** Start **

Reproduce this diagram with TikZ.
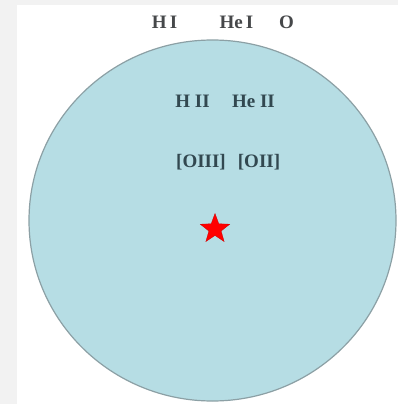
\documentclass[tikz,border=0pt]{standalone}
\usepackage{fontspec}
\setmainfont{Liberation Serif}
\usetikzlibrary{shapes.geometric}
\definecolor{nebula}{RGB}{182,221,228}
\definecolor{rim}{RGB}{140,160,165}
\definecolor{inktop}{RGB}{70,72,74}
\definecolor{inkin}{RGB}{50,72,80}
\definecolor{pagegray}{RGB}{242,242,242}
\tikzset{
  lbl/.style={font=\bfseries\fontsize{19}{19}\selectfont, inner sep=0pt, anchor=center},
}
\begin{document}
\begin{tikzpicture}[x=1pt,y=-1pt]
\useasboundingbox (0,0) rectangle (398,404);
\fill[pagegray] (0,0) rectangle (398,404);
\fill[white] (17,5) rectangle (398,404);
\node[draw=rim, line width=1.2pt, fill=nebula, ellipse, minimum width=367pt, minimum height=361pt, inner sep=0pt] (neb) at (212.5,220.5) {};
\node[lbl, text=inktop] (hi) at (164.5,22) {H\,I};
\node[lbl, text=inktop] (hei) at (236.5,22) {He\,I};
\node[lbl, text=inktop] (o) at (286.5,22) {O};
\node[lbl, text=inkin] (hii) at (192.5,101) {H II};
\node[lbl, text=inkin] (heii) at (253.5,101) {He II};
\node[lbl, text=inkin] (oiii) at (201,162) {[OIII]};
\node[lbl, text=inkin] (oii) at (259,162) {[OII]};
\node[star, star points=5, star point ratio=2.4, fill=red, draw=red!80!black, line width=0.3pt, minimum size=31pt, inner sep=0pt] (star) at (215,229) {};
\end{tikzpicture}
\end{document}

** End **

What you need to do: Reproduce the material above in full and without alteration, but skip all pictures.

Solution to this problem:
Reproduce this diagram with TikZ.
\documentclass[tikz,border=0pt]{standalone}
\usepackage{fontspec}
\setmainfont{Liberation Serif}
\usetikzlibrary{shapes.geometric}
\definecolor{nebula}{RGB}{182,221,228}
\definecolor{rim}{RGB}{140,160,165}
\definecolor{inktop}{RGB}{70,72,74}
\definecolor{inkin}{RGB}{50,72,80}
\definecolor{pagegray}{RGB}{242,242,242}
\tikzset{
  lbl/.style={font=\bfseries\fontsize{19}{19}\selectfont, inner sep=0pt, anchor=center},
}
\begin{document}
\begin{tikzpicture}[x=1pt,y=-1pt]
\useasboundingbox (0,0) rectangle (398,404);
\fill[pagegray] (0,0) rectangle (398,404);
\fill[white] (17,5) rectangle (398,404);
\node[draw=rim, line width=1.2pt, fill=nebula, ellipse, minimum width=367pt, minimum height=361pt, inner sep=0pt] (neb) at (212.5,220.5) {};
\node[lbl, text=inktop] (hi) at (164.5,22) {H\,I};
\node[lbl, text=inktop] (hei) at (236.5,22) {He\,I};
\node[lbl, text=inktop] (o) at (286.5,22) {O};
\node[lbl, text=inkin] (hii) at (192.5,101) {H II};
\node[lbl, text=inkin] (heii) at (253.5,101) {He II};
\node[lbl, text=inkin] (oiii) at (201,162) {[OIII]};
\node[lbl, text=inkin] (oii) at (259,162) {[OII]};
\node[star, star points=5, star point ratio=2.4, fill=red, draw=red!80!black, line width=0.3pt, minimum size=31pt, inner sep=0pt] (star) at (215,229) {};
\end{tikzpicture}
\end{document}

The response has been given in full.